There is also a possibility that we can match Thomas Bloom to a marriage record;
Jul-Aug-Sep 1843, Bloom, Thomas, Norwich Norfolk, aged 20
However that is as much information as what the records give us, the name, date , area and age all fit but it is important not to get swept up in the moment. This information cannot be substantiated but I have still included the details here as I feel it adds to Thomas Blooms story. We know from his probate records that he left behind a widow, Mary Ann, so there will be a marriage record for them somewhere even if this is not it.
These records go some way to build a substantial image of Thomas Blooms' life, his family, where he lived and what he did in this life.
Employing the locations mentioned in the records we can search further and take a look at the areas Thomas Bloom lived;
An early map of Great Melton where Thomas Bloom and his family lived according to the 1851 census and Thomas Blooms’ probate records.
This is a modern day photograph of All Saints church in Great Melton, built in the 19th century, on the site of a ruined 15th century church; it was a fully functioning church by the 1850s. It is highly likely that as the parish church the Bloom family would have visited here many times.
Another photograph showing the farm land that still surrounds Great Melton, typical of the Norfolk country side and not far removed from what Thomas Bloom may have seen in his day.
This photograph shows the local public house named The Green Man, as an established pub in the 1850s it is possible Thomas Bloom may have frequented this venue, I like to think so anyway!
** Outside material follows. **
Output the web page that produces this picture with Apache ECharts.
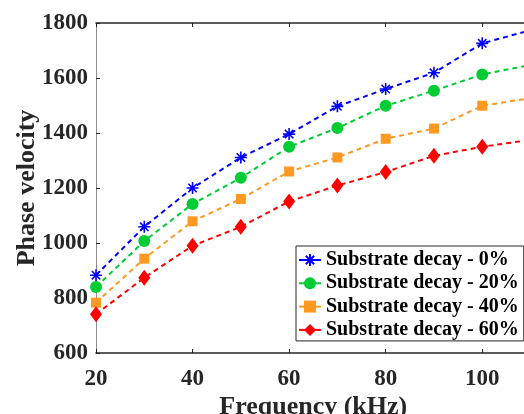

All these snippets of information come together to weave an elaborate web of a life lived in the beautiful Norfolk countryside, for me personally, the extent and the detail of the information that can be gleaned from what on the surface appears to a simple dedication to a lost loved one is truly amazing. It is proof that these mourning jewels afford a certain level of immortality to the individuals commemorated. I would like to think that when I leave this realm of being that there is something left of me by way to remember.